Pressures are mounting on all sides. Washington awaits a key US progress report on Iraq, where American accusations of Iranian support for anti-US militias has sharpened. And the IAEA this week unveiled a deal with Iran to "resolve" all outstanding questions by year's end, a deal that analysts say risks ending investigations too early.

"Iran is now facing a litmus test to provide answers in a timely manner to our questions," the IAEA deputy head Olli Heinonen said in Vienna. "If the answers [from Iran] are not satisfactory, we are making new questions until we are satisfied with the answers."

The top US commander in Iraq, Gen. David Petraeus and US Ambassador Ryan Crocker are to give assessments on the effect of a months-long surge in Baghdad the second week of September that will shape future US deployments and withdrawal plans for Iraq.

"The US is seriously concerned about Iranian support for violence in Iraq that has killed American soldiers, and as we get close to the date of the Petraeus report, the Iran factor looms large," says Mark Fitzpatrick, an Iran expert at the International Institute of Strategic Studies in London. "It's natural that President Bush would point to that external factor as a reason not to cut and run from Iraq."

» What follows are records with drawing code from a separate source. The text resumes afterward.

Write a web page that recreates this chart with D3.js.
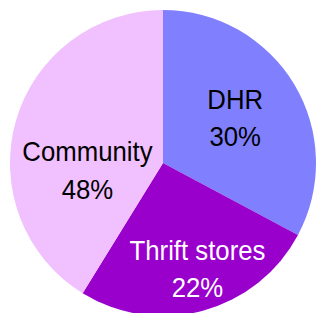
<!DOCTYPE html>
<html lang="en">
	<head>
		<meta charset="utf-8">
		<title>Pie</title>
		<script type="text/javascript" src="https://d3js.org/d3.v7.min.js"></script>
		<style type="text/css">
			body { margin: 0; background: #fff; }
			text { font-family: "Liberation Sans", Arial, sans-serif; }
		</style>
	</head>
	<body>
		<div id="pie"></div>

		<script type="text/javascript">

	// slice sizes as drawn, labels as printed
	var categories = ["DHR", "Thrift stores", "Community"]
	var shares = [32.8, 26.0, 41.2]
	var pctLabels = ["30%", "22%", "48%"]
	var colors = ["#8080ff", "#9900cc", "#f0c0ff"]
	var textColors = ["#000", "#fff", "#000"]

	var w = 316
	var h = 313
	var cx = 163, cy = 163
	var r = 153

	var svg = d3.select("#pie")
		.append("svg")
		.attr("width", w)
		.attr("height", h)

	var data = categories.map(function(c, i) {
		return {name: c, value: shares[i], pct: pctLabels[i], i: i}
	})

	var pie = d3.pie()
		.sort(null)
		.value(function(d) { return d.value })

	var arc = d3.arc().innerRadius(0).outerRadius(r)
	var labelArc = d3.arc().innerRadius(90).outerRadius(90)

	// label nudges from the centroid
	var nudge = [[-5, -8], [11, 10], [11, 23]]

	var g = svg.append("g")
		.attr("transform", "translate(" + cx + "," + cy + ")")

	var arcs = pie(data)

	g.selectAll("path")
		.data(arcs)
		.enter()
		.append("path")
		.attr("d", arc)
		.style("fill", function(d) { return colors[d.data.i] })

	// the original font is a little narrow and tall
	var labels = g.selectAll("text")
		.data(arcs)
		.enter()
		.append("text")
		.attr("text-anchor", "middle")
		.style("font-size", "28px")
		.style("fill", function(d) { return textColors[d.data.i] })
		.attr("transform", function(d) {
			var c = labelArc.centroid(d)
			var n = nudge[d.data.i]
			return "translate(" + (c[0] + n[0]) + "," + (c[1] + n[1]) + ") scale(0.92,1)"
		})

	labels.append("tspan")
		.attr("x", 0)
		.attr("y", 0)
		.text(function(d) { return d.data.name })

	labels.append("tspan")
		.attr("x", 0)
		.attr("y", 37.5)
		.text(function(d) { return d.data.pct })

		</script>
	</body>
</html>
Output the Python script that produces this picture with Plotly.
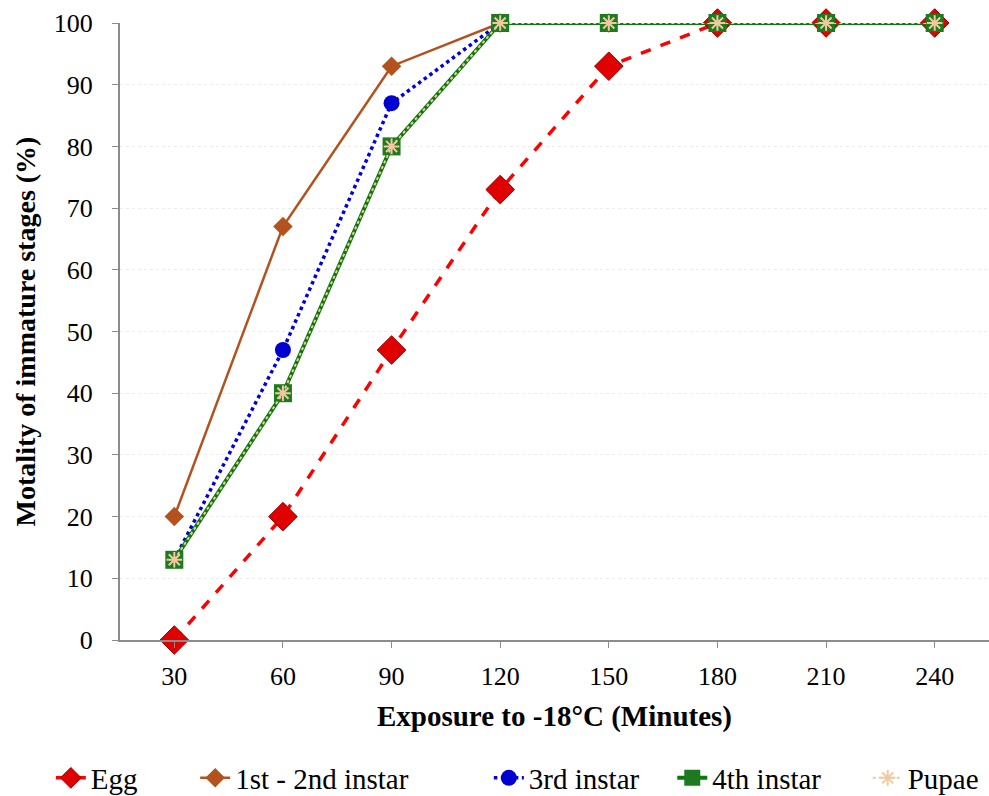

Using his strongest public language on Iran to date, President Bush on Tuesday repeated charges that Iran is causing US deaths in Iraq by supporting and supplying weaponry to Shiite militias and said he ordered US commanders to "confront Tehran's murderous activities."

Iranian spokesmen this week again denied supporting anti-US actions in Iraq and, in Vienna, warned the US and West against pushing for a third round of Security Council sanctions.

Speaking Tuesday in Tehran just hours before Bush, Iranian President Mahmoud Ahmadinejad dismissed the US as an empire in decline, with failure in Iraq leaving a "huge power vacuum" that Iran was ready to fill.

"The political power of the occupiers is collapsing rapidly," said Mr. Ahmadinejad. "Occupation is the root of all problems in Iraq. It has become clear that occupiers are not able to resolve regional issues."

Iranian Foreign Minister Manouchehr Mottaki on Thursday dismissed US claims that Iran is interfering in Iraq as lacking evidence, saying that Bush's statements "are a sign of indecision, lack of wisdom, and political despair."

A separate draft report by the Government Accountability Office, described Thursday as "strikingly negative" by The Washington Post, which acquired the document, found that only three of 18 benchmarks mandated by Congress had been met in Iraq.

The arrest of seven Iranians and their Iraqi guards at the Sheraton hotel in Baghdad this week – with television footage showing them blindfolded and being led out of the hotel by US soldiers – threatened a further deterioration, akin to the arrest of five Iranians in northern Iraq in January, who remain in custody. They were released next morning, with an adviser to General Petraeus expressing "regret" after it became known the group were on official business.